Donna, still being the outsider (for now) clearly sees’s that Joe Macmillan is a man who will do just about anything to get ahead. In what is supposed to be a twist in the episode’s story, Donna discovers that Macmillan meticulously planned the crisis to peak the interest of the reporter and to get any kind of story published, regardless of how it makes the company look. She confronts him but finds that he lacks any regret for what he’s done and sees the day as a victory. Hoping to get a more apathetic response from her husband, she realized that his goals are more aligned with MacMillan’s when he responds with “Did his plan work?” While Macmillan may be right, in assuming there’s no such thing as bad publicity, his method was morally wrong. He pathologically lied to everyone and almost cost Donna her job at Texas Instruments by eating up valuable time she should have used to reach her own deadlines. When the smoke is cleared, Macmillan, Howe and Clarke are back on track with their mission because of the sacrifice Donna has made. What is she left standing with?

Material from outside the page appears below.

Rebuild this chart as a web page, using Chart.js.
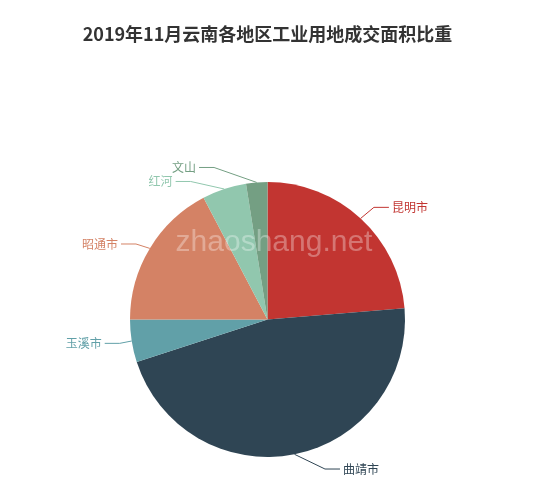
<!DOCTYPE html>
<html><head><meta charset="utf-8">
<script src="https://cdn.jsdelivr.net/npm/chart.js@4"></script>
<style>html,body{margin:0;padding:0;background:#fff}#wrap{width:550px;height:490px;position:relative}</style>
</head><body><div id="wrap"><canvas id="c" width="550" height="490"></canvas></div>
<script>
const titleText = '2019年11月云南各地区工业用地成交面积比重';
const categories = ['昆明市', '曲靖市', '玉溪市', '昭通市', '红河', '文山'];
const shares = [23.7, 46.3, 5.0, 17.3, 5.2, 2.5];
const sliceColors = ['#c23531', '#2f4554', '#61a0a8', '#d48265', '#91c7ae', '#749f83'];
const watermarkText = 'zhaoshang.net';

const LEN = 15, LEN2 = 15, LABEL_H = 14;

function adjustSide(list, cy) {
  list.sort((a, b) => a.y - b.y);
  const n = list.length;
  function shiftUp(end, delta) {
    for (let j = end; j >= 0; j--) {
      list[j].y -= delta;
      if (j > 0 && list[j].y > list[j - 1].y + LABEL_H) break;
    }
  }
  function shiftDown(start, end, delta) {
    for (let j = start; j < end; j++) {
      list[j].y += delta;
      if (j > start && j + 1 < end && list[j + 1].y > list[j].y + LABEL_H) {
        shiftUp(j, delta / 2);
        return;
      }
    }
    shiftUp(end - 1, delta / 2);
  }
  let lastY = 0;
  for (let i = 0; i < n; i++) {
    const d = list[i].y - lastY;
    if (d < 0) shiftDown(i, n, -d);
    lastY = list[i].y + LABEL_H;
  }
}

const pieLabels = {
  id: 'pieLabels',
  afterDatasetsDraw(chart) {
    const ctx = chart.ctx;
    const meta = chart.getDatasetMeta(0);
    const items = [];
    meta.data.forEach((arc, i) => {
      const p = arc.getProps(['x', 'y', 'startAngle', 'endAngle', 'outerRadius'], true);
      const mid = (p.startAngle + p.endAngle) / 2;
      const dx = Math.cos(mid), dy = Math.sin(mid);
      const r = p.outerRadius;
      items.push({
        i, cx: p.x, cy: p.y, r, dx, dy,
        x1: p.x + r * dx, y1: p.y + r * dy,
        y: p.y + (r + LEN) * dy,
        dir: dx < 0 ? -1 : 1
      });
    });
    adjustSide(items.filter(o => o.dir > 0), 0);
    adjustSide(items.filter(o => o.dir < 0), 0);

    // watermark
    ctx.save();
    ctx.font = '30px "Liberation Sans", Arial, sans-serif';
    ctx.fillStyle = 'rgba(255,255,255,0.32)';
    ctx.textAlign = 'center';
    ctx.textBaseline = 'alphabetic';
    ctx.fillText(watermarkText, 274, 251);
    ctx.restore();

    ctx.save();
    ctx.font = '12px "Noto Sans CJK SC", sans-serif';
    ctx.textBaseline = 'middle';
    ctx.lineWidth = 1;
    items.forEach(o => {
      const R = o.r + LEN + LEN2;
      const dyc = Math.min(Math.abs(o.y - o.cy), o.r + LEN - 1);
      const deltaX = Math.sqrt(R * R - dyc * dyc);
      const textX = o.cx + o.dir * deltaX;
      const lineEnd = textX - o.dir * 3;
      const elbowX = lineEnd - o.dir * LEN2;
      const col = sliceColors[o.i];
      ctx.strokeStyle = col;
      ctx.beginPath();
      ctx.moveTo(o.x1, o.y1);
      ctx.lineTo(elbowX, o.y);
      ctx.lineTo(lineEnd, o.y);
      ctx.stroke();
      ctx.fillStyle = col;
      ctx.textAlign = o.dir > 0 ? 'left' : 'right';
      ctx.fillText(categories[o.i], textX, o.y);
    });
    ctx.restore();

    // title
    ctx.save();
    ctx.font = 'bold 18px "Noto Sans CJK SC", sans-serif';
    ctx.fillStyle = '#333';
    ctx.textAlign = 'center';
    ctx.textBaseline = 'middle';
    ctx.fillText(titleText, 267.5, 34);
    ctx.restore();
  }
};

new Chart(document.getElementById('c'), {
  type: 'pie',
  data: {
    labels: categories,
    datasets: [{
      data: shares,
      backgroundColor: sliceColors,
      borderWidth: 0
    }]
  },
  options: {
    responsive: false,
    animation: false,
    layout: { padding: { left: 130, right: 145, top: 182, bottom: 33 } },
    plugins: { legend: { display: false }, tooltip: { enabled: false }, title: { display: false } }
  },
  plugins: [pieLabels]
});
</script>
</body></html>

Probation from Texas Instruments for her poor performance and the realization that her husband has drank Joe Macmillan’s Kool-Aid. If this is the setup for Donna joining Cardiff Electric full-time and making her more than a supporting character, then this show could finally have not only a likable character that viewers can root for, but a staple that could breathe some life into what’s become a very dark and unnerving series.